begin PROVIDED ENTRIES

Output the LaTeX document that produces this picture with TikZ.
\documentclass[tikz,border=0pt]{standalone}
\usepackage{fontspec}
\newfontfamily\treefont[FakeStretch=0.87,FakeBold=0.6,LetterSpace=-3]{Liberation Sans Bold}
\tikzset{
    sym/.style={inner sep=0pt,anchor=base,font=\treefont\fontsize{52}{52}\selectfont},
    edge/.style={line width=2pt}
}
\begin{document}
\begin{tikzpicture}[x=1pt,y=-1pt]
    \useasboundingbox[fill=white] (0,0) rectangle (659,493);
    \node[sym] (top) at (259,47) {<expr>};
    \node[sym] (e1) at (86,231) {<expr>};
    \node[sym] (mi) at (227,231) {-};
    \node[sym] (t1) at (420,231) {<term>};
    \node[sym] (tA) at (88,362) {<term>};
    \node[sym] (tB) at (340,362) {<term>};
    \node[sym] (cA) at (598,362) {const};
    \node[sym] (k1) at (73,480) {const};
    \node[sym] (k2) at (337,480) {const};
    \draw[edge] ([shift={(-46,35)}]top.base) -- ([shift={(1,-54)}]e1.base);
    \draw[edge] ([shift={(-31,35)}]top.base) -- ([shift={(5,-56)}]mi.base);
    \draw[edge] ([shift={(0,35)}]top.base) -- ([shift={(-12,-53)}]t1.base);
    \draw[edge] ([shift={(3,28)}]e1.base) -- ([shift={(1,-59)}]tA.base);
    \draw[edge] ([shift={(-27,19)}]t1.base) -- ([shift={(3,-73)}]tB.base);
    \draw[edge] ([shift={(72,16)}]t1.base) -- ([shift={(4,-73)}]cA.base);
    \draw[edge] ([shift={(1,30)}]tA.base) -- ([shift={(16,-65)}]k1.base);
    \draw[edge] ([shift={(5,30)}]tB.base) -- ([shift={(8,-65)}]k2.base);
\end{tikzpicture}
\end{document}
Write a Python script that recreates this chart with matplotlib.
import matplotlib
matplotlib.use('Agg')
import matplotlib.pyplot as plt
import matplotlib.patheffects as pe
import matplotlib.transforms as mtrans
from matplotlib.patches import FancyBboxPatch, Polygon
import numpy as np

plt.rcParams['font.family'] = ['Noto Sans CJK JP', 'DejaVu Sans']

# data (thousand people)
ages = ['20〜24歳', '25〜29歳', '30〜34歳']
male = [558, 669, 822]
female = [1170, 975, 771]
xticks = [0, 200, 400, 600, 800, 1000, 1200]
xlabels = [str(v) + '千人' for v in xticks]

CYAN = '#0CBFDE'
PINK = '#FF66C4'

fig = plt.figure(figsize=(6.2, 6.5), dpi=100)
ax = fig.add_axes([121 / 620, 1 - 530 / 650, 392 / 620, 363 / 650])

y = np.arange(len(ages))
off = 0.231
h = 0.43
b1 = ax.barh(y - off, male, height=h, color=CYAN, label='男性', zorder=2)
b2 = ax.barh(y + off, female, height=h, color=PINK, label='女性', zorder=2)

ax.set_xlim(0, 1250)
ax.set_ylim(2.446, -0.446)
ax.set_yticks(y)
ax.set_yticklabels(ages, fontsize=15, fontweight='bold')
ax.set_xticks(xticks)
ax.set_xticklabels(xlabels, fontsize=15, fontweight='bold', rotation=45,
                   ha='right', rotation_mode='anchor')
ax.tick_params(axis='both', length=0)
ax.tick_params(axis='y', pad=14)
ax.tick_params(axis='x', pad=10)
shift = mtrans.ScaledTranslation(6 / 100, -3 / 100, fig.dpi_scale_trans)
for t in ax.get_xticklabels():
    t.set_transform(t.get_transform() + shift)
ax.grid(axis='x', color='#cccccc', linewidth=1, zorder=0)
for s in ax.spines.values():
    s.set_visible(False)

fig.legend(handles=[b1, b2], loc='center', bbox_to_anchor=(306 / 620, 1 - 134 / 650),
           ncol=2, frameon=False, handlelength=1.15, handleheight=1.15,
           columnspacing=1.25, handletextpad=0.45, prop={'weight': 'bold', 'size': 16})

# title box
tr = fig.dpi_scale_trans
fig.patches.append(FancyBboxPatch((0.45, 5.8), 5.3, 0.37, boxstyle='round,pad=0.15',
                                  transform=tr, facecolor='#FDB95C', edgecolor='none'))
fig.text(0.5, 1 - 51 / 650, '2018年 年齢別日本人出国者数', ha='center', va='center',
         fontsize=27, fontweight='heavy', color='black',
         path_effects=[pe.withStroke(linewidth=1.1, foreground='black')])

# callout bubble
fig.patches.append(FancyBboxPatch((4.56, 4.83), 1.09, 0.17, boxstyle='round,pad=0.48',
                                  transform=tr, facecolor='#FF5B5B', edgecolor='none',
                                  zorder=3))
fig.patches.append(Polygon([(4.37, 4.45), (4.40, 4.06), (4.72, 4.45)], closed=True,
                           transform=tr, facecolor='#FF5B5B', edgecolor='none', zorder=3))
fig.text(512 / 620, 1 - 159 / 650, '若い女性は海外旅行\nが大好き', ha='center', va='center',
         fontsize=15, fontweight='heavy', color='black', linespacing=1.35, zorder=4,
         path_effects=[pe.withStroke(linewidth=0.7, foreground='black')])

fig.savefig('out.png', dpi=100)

end PROVIDED ENTRIES

● SET PROBLEM
Your task is to print the lines from the one containing "Write a Python" through the one containing "plt.rcParams['font.family'] = ['Noto", exactly and with nothing added.

● EXERCISE SOLUTION
Write a Python script that recreates this chart with matplotlib.
import matplotlib
matplotlib.use('Agg')
import matplotlib.pyplot as plt
import matplotlib.patheffects as pe
import matplotlib.transforms as mtrans
from matplotlib.patches import FancyBboxPatch, Polygon
import numpy as np

plt.rcParams['font.family'] = ['Noto Sans CJK JP', 'DejaVu Sans']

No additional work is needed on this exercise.